L’or brun des forêts kirghizes

Derrière son appa­rente simpli­cité, la cueillette de noix dans l’ouest du Kirghi­zistan incarne un enjeu central de l’agriculture : le main­tien de l’équilibre entre usage humain des ressources et nature sauvage.

C’est une journée d’automne maus­sade. Il a neigé pendant la nuit dans les montagnes, et un vent léger souffle à travers les vastes forêts de noyers de la vallée d’Arslanbob. Les feuilles mortes flottent douce­ment vers le sol, et dans le silence remar­quable des bois, on entend les fruits tomber sur le tapis de feuillage. Un peu partout, des adoles­cents, des adultes, des familles entières s’affairent à ramasser les précieuses noix de l’ouest du Kirghi­zistan.

Parmi elles, la famille Dosi­baev, qui passe la nuit dans des tentes, bien haut au-dessus de sa ferme, pendant toute la saison, afin de ne pas avoir à gravir chaque jour le sentier escarpé qui mène à la forêt. « J’attends environ trois kilos par arbre cette année », rapporte Bakirjon Dosi­baev, assis sur un tapis posé sur le sol fores­tier. Autour de lui se trouvent sa famille, sa femme Oyazimhon, sa belle-fille, son fils Bekbolot, deux employés et les petits-enfants, qui se sont réunis pour déjeuner.

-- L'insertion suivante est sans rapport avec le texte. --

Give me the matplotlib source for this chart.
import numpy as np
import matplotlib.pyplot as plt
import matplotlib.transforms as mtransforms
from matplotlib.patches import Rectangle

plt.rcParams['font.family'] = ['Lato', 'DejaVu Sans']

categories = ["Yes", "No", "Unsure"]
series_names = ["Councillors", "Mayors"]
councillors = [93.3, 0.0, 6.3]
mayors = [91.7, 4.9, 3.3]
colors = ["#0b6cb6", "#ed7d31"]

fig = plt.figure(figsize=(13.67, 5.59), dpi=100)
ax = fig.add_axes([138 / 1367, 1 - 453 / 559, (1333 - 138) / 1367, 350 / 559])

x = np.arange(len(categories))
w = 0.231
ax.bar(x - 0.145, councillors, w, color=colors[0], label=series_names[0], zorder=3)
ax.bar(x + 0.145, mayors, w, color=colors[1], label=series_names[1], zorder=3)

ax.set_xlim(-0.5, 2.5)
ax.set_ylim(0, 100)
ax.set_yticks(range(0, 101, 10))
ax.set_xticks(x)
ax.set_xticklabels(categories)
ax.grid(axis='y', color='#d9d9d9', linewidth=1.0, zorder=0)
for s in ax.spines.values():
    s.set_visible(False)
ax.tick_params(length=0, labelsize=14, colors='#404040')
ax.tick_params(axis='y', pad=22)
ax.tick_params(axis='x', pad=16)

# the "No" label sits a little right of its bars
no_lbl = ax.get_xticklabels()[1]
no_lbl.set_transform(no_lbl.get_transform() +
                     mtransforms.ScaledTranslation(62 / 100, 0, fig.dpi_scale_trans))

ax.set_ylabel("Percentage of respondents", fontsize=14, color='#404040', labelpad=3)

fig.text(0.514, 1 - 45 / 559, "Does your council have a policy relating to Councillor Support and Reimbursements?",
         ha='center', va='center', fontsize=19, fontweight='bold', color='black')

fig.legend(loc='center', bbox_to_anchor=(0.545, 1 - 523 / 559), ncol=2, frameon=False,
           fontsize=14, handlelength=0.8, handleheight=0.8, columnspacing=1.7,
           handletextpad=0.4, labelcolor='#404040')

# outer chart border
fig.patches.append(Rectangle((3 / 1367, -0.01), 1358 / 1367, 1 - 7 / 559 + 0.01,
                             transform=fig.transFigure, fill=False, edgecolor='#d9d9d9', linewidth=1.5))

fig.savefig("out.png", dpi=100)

Du fromage, du pain, de la courge et du miel sont disposés devant eux ; du thé chaud est servi.

Bakirjon Dosi­baev ramasse des noix dans une parcelle de forêt de la vallée d’Arslanbob, prise en fermage à l’administration locale.
Vue de la vallée d’Arslanbob : de vieux noyers s’élèvent au premier plan, et des arbres frui­tiers sauvages (pruniers et ceri­siers) à l’arrière-plan.

La famille musul­mane parle ouzbek, comme beau­coup dans la vallée d’Arslanbob, dont le nom remonte à un Persan du 12e siècle qui a converti ces régions de haute montagne d’Asie centrale. Elles ont été ensuite progres­si­ve­ment peuplées par les Ouzbeks. « L’année dernière, le rende­ment était bien plus élevé, dix kilos ou plus par arbre », commente Bakirjon, « mais c’est comme ça que fonc­tionne la nature ; elle est soumise à ses propres cycles. » Il préfère donc penser et agir à long terme, d’autant plus qu’il a déjà signé un bail emphy­téo­tique avec l’autorité fores­tière compé­tente, pour exploiter un total de 600 arbres.

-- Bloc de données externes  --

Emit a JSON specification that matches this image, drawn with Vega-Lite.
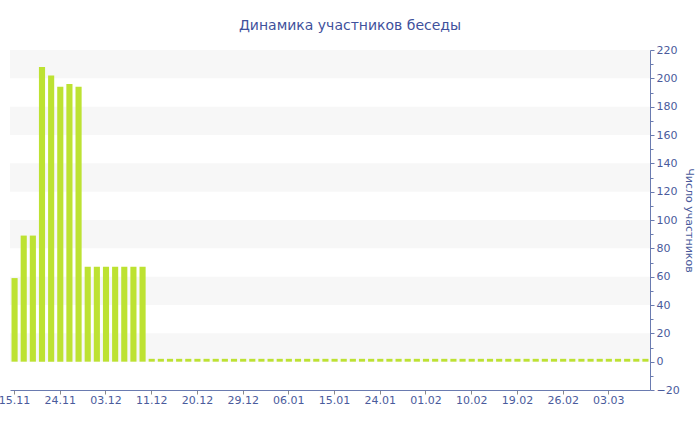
{
  "$schema": "https://vega.github.io/schema/vega-lite/v6.json",
  "width": 640,
  "height": 340,
  "autosize": {"type": "none"},
  "padding": {"left": 10, "top": 50, "right": 50, "bottom": 40},
  "background": "white",
  "config": {
    "view": {"stroke": null},
    "font": "DejaVu Sans",
    "axis": {"labelOverlap": false, "labelSeparation": 0}
  },
  "title": {
    "text": "Динамика участников беседы",
    "fontSize": 14,
    "fontWeight": "normal",
    "color": "#3f519c",
    "font": "DejaVu Sans",
    "anchor": "middle",
    "dx": 20,
    "offset": 11
  },
  "datasets": {
    "bands": [
      {"lo": 0, "hi": 20},
      {"lo": 40, "hi": 60},
      {"lo": 80, "hi": 100},
      {"lo": 120, "hi": 140},
      {"lo": 160, "hi": 180},
      {"lo": 200, "hi": 220}
    ],
    "members": [
      {"i": 0, "v": 59}, {"i": 1, "v": 89}, {"i": 2, "v": 89}, {"i": 3, "v": 208},
      {"i": 4, "v": 202}, {"i": 5, "v": 194}, {"i": 6, "v": 196}, {"i": 7, "v": 194},
      {"i": 8, "v": 67}, {"i": 9, "v": 67}, {"i": 10, "v": 67}, {"i": 11, "v": 67},
      {"i": 12, "v": 67}, {"i": 13, "v": 67}, {"i": 14, "v": 67}, {"i": 15, "v": 2},
      {"i": 16, "v": 2}, {"i": 17, "v": 2}, {"i": 18, "v": 2}, {"i": 19, "v": 2},
      {"i": 20, "v": 2}, {"i": 21, "v": 2}, {"i": 22, "v": 2}, {"i": 23, "v": 2},
      {"i": 24, "v": 2}, {"i": 25, "v": 2}, {"i": 26, "v": 2}, {"i": 27, "v": 2},
      {"i": 28, "v": 2}, {"i": 29, "v": 2}, {"i": 30, "v": 2}, {"i": 31, "v": 2},
      {"i": 32, "v": 2}, {"i": 33, "v": 2}, {"i": 34, "v": 2}, {"i": 35, "v": 2},
      {"i": 36, "v": 2}, {"i": 37, "v": 2}, {"i": 38, "v": 2}, {"i": 39, "v": 2},
      {"i": 40, "v": 2}, {"i": 41, "v": 2}, {"i": 42, "v": 2}, {"i": 43, "v": 2},
      {"i": 44, "v": 2}, {"i": 45, "v": 2}, {"i": 46, "v": 2}, {"i": 47, "v": 2},
      {"i": 48, "v": 2}, {"i": 49, "v": 2}, {"i": 50, "v": 2}, {"i": 51, "v": 2},
      {"i": 52, "v": 2}, {"i": 53, "v": 2}, {"i": 54, "v": 2}, {"i": 55, "v": 2},
      {"i": 56, "v": 2}, {"i": 57, "v": 2}, {"i": 58, "v": 2}, {"i": 59, "v": 2},
      {"i": 60, "v": 2}, {"i": 61, "v": 2}, {"i": 62, "v": 2}, {"i": 63, "v": 2},
      {"i": 64, "v": 2}, {"i": 65, "v": 2}, {"i": 66, "v": 2}, {"i": 67, "v": 2},
      {"i": 68, "v": 2}, {"i": 69, "v": 2}
    ]
  },
  "layer": [
    {
      "data": {"name": "bands"},
      "mark": {"type": "rect", "color": "#f7f7f7"},
      "encoding": {
        "y": {
          "field": "lo",
          "type": "quantitative",
          "scale": {"domain": [-20, 220], "nice": false, "zero": false},
          "axis": {
            "orient": "right",
            "title": "Число участников",
            "titleFontSize": 11,
            "titleFontWeight": "normal",
            "titleColor": "#4a5b9c",
            "titlePadding": 4,
            "values": [-20, -10, 0, 10, 20, 30, 40, 50, 60, 70, 80, 90, 100, 110, 120, 130, 140, 150, 160, 170, 180, 190, 200, 210, 220],
            "labelExpr": "datum.value % 20 == 0 ? datum.label : ''",
            "labelFontSize": 11,
            "labelColor": "#4a5b9c",
            "labelPadding": 2,
            "labelFlush": false,
            "labelOverlap": false,
            "labelSeparation": 0,
            "domainColor": "#6a7bb0",
            "tickColor": "#6a7bb0",
            "tickSize": {"condition": {"test": "datum.value % 20 == 0", "value": 4}, "value": 3},
            "grid": false
          }
        },
        "y2": {"field": "hi"}
      }
    },
    {
      "data": {"name": "members"},
      "mark": {"type": "bar", "color": "#bde232"},
      "encoding": {
        "x": {
          "field": "i",
          "type": "ordinal",
          "sort": null,
          "scale": {"paddingInner": 0.33, "paddingOuter": 0.165},
          "axis": {
            "title": null,
            "values": [0, 5, 10, 15, 20, 25, 30, 35, 40, 45, 50, 55, 60, 65],
            "labelExpr": "['15.11','24.11','03.12','11.12','20.12','29.12','06.01','15.01','24.01','01.02','10.02','19.02','26.02','03.03'][datum.value / 5]",
            "labelAngle": 0,
            "labelFontSize": 11,
            "labelColor": "#4a5b9c",
            "labelPadding": 0,
            "domainColor": "#6a7bb0",
            "tickColor": "#8a8a8a",
            "tickSize": 4,
            "grid": false
          }
        },
        "y": {
          "field": "v",
          "type": "quantitative",
          "scale": {"domain": [-20, 220], "nice": false, "zero": false},
          "axis": {
            "orient": "right",
            "title": "Число участников",
            "titleFontSize": 11,
            "titleFontWeight": "normal",
            "titleColor": "#4a5b9c",
            "titlePadding": 4,
            "values": [-20, -10, 0, 10, 20, 30, 40, 50, 60, 70, 80, 90, 100, 110, 120, 130, 140, 150, 160, 170, 180, 190, 200, 210, 220],
            "labelExpr": "datum.value % 20 == 0 ? datum.label : ''",
            "labelFontSize": 11,
            "labelColor": "#4a5b9c",
            "labelPadding": 2,
            "labelFlush": false,
            "labelOverlap": false,
            "labelSeparation": 0,
            "domainColor": "#6a7bb0",
            "tickColor": "#6a7bb0",
            "tickSize": {"condition": {"test": "datum.value % 20 == 0", "value": 4}, "value": 3},
            "grid": false
          }
        }
      }
    }
  ]
}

La nature est soumise à ses propres cycles

Bakirjon Dosi­baev

Utili­sa­tion multiple des terres

La récolte n’est pas aisée. Tous les noyers, dont certains sont vieux de plusieurs siècles et culminent à plus de 20 mètres de haut, ne perdent pas leurs fruits par eux-mêmes. Le fils Bekbolot doit alors esca­lader le tronc jusqu’à la cime étalée de l’arbre et secouer les puis­santes branches, afin que les précieuses noix en tombent et puissent être ramas­sées. Ce n’est pas un travail sûr, et il a déjà fait des victimes à plusieurs reprises.

Noix kirghizes : la forme, en “scarabée”, en “papillon” ou en débris, déter­mine le prix de revente.

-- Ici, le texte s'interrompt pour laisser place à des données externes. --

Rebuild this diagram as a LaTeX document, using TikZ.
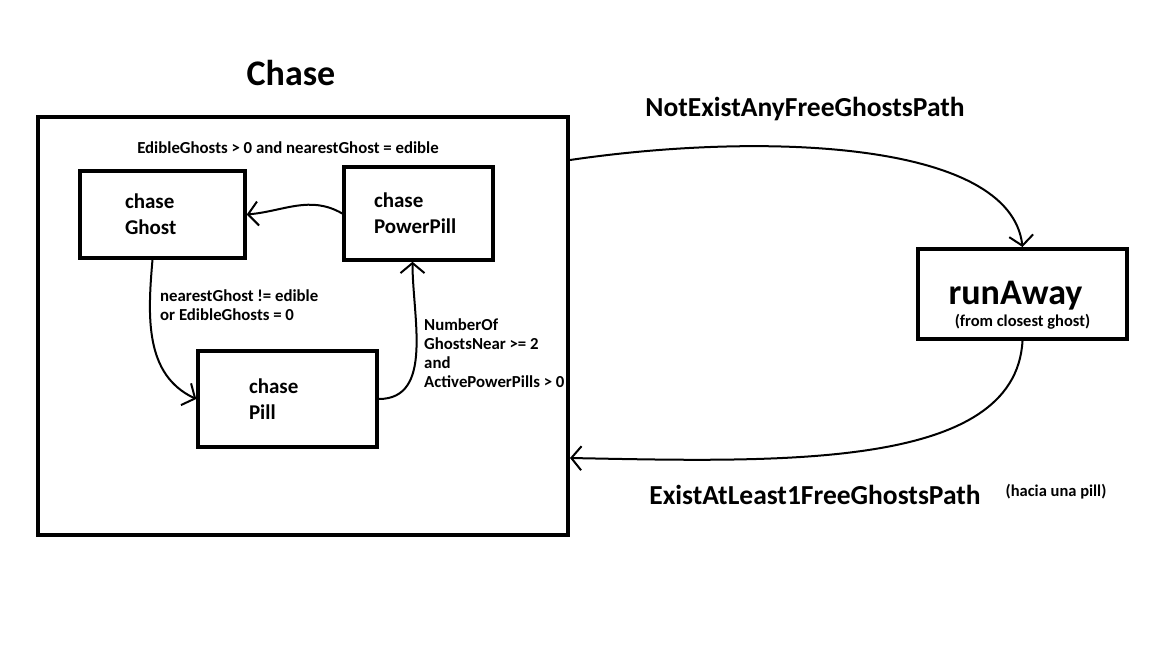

Le montant annuel du bail s’élève à 3 700 soms kirghizes, soit 37 euros, pour une super­ficie d’environ trois hectares. La famille utilise égale­ment ce terrain, soigneu­se­ment clôturé, comme pâtu­rage pour ses vaches, et y effectue une coupe d’herbe chaque année. « En plus des noix, nos dix vaches sont très impor­tantes pour le revenu de la famille », explique Bakirjon. Ces laitières produisent en moyenne cinq litres par jour, qui sont géné­ra­le­ment trans­formés en boules de pâte filée au goût aigre, vendues sur les marchés locaux. Le foin issu de la forêt de noyers est descendu à la ferme, dans le village situé en contrebas, au moyen d’un antique camion sovié­tique ZIL. N’y a-t-il pas trop d’animaux pour cette petite surface de sol fores­tier ? « Eh bien, dans notre cas, je pense que nous main­te­nons toujours un bon équi­libre entre le pâtu­rage et la régé­né­ra­tion des sols. Mais il est vrai que la popu­la­tion d’Arslanbob a augmenté ces dernières années. Il y a donc une certaine pres­sion sur l’utilisation des terres », admet Bakirjon.

Des baux de longue durée

La forêt s’étend sur 20 000 hectares dans la pitto­resque vallée d’Arslanbob. 3 600 ha sont peuplés essen­tiel­le­ment de noyers sauvages – une densité unique au monde. Ces surfaces appar­tiennent à l’État kirghize et sont gérées par les auto­rités fores­tières. « Notre mission est de conti­nuer à préserver, mais aussi à déve­lopper notre forêt », explique le direc­teur Kene­shbek Pina­zarov dans son bureau, qui semble être resté figé dans l’ère socia­liste. Le drapeau kirghize en arrière-plan, les lourds murs en bois du placard et la double porte inso­no­ri­sante – une foule de petits détails rappellent l’époque sovié­tique.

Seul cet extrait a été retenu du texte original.